• Task brief: Without the pictures, print the lines running from the beginning of the material to the line containing "1-860/947, (1256-387)/1280, (860-78)/947])", both ends included.

[START Source data]

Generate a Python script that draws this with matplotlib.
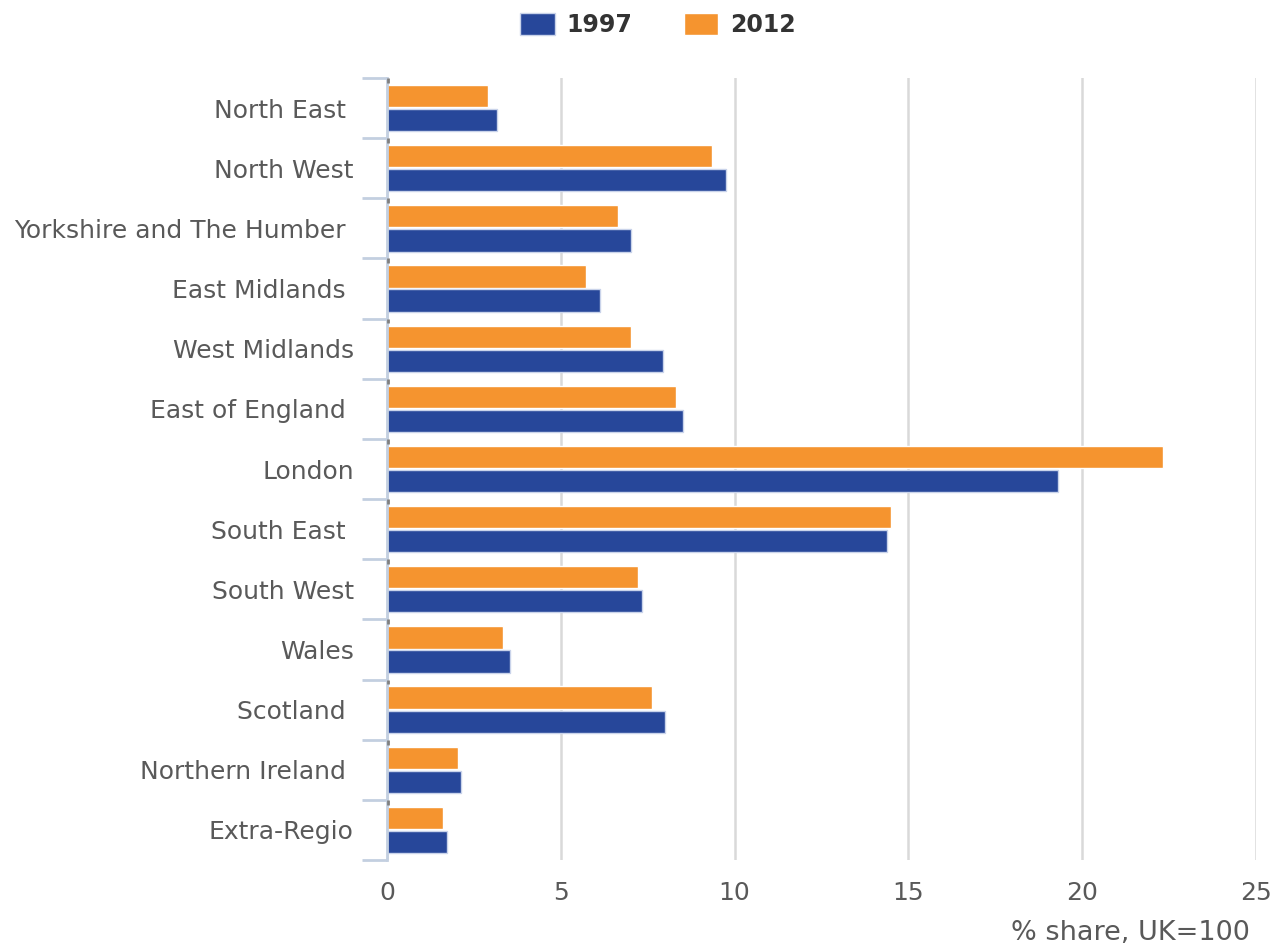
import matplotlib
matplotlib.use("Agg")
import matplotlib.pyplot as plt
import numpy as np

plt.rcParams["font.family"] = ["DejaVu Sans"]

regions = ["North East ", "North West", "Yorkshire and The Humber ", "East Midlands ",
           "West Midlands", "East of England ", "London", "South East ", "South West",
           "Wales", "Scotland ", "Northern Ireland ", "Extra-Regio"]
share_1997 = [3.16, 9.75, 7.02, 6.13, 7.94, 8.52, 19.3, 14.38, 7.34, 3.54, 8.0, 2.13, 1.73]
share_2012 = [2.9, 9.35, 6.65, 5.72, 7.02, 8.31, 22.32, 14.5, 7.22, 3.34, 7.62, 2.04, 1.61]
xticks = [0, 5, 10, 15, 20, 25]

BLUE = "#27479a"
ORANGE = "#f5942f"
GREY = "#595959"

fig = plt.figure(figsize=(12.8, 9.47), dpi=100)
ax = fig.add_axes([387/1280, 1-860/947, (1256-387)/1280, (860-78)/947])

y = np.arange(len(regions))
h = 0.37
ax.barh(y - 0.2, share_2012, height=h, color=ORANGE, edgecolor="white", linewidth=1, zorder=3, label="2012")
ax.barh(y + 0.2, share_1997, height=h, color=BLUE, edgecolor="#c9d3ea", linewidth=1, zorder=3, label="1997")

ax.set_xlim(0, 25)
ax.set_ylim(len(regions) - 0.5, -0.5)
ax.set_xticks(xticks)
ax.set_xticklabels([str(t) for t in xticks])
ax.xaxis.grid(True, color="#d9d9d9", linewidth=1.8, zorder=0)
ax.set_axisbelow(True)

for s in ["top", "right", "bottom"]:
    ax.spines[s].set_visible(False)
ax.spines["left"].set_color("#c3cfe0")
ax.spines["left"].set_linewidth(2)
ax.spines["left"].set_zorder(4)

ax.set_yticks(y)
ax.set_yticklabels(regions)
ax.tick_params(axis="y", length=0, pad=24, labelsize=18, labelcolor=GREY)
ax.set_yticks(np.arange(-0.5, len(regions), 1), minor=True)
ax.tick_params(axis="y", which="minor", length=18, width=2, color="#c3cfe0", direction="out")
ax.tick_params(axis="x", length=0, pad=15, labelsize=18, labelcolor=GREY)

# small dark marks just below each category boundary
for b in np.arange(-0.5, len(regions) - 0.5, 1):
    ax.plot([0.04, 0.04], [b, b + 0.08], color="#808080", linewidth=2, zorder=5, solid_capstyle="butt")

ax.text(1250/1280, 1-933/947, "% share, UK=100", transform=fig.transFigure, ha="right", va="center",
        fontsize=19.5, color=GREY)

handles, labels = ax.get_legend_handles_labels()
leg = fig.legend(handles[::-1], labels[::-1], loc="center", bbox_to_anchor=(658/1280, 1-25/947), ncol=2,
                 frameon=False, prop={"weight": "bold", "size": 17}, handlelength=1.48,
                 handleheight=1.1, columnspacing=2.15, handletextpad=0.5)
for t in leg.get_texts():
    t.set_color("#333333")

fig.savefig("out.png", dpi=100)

[END Source data]

• Task response:
Generate a Python script that draws this with matplotlib.
import matplotlib
matplotlib.use("Agg")
import matplotlib.pyplot as plt
import numpy as np

plt.rcParams["font.family"] = ["DejaVu Sans"]

regions = ["North East ", "North West", "Yorkshire and The Humber ", "East Midlands ",
           "West Midlands", "East of England ", "London", "South East ", "South West",
           "Wales", "Scotland ", "Northern Ireland ", "Extra-Regio"]
share_1997 = [3.16, 9.75, 7.02, 6.13, 7.94, 8.52, 19.3, 14.38, 7.34, 3.54, 8.0, 2.13, 1.73]
share_2012 = [2.9, 9.35, 6.65, 5.72, 7.02, 8.31, 22.32, 14.5, 7.22, 3.34, 7.62, 2.04, 1.61]
xticks = [0, 5, 10, 15, 20, 25]

BLUE = "#27479a"
ORANGE = "#f5942f"
GREY = "#595959"

fig = plt.figure(figsize=(12.8, 9.47), dpi=100)
ax = fig.add_axes([387/1280, 1-860/947, (1256-387)/1280, (860-78)/947])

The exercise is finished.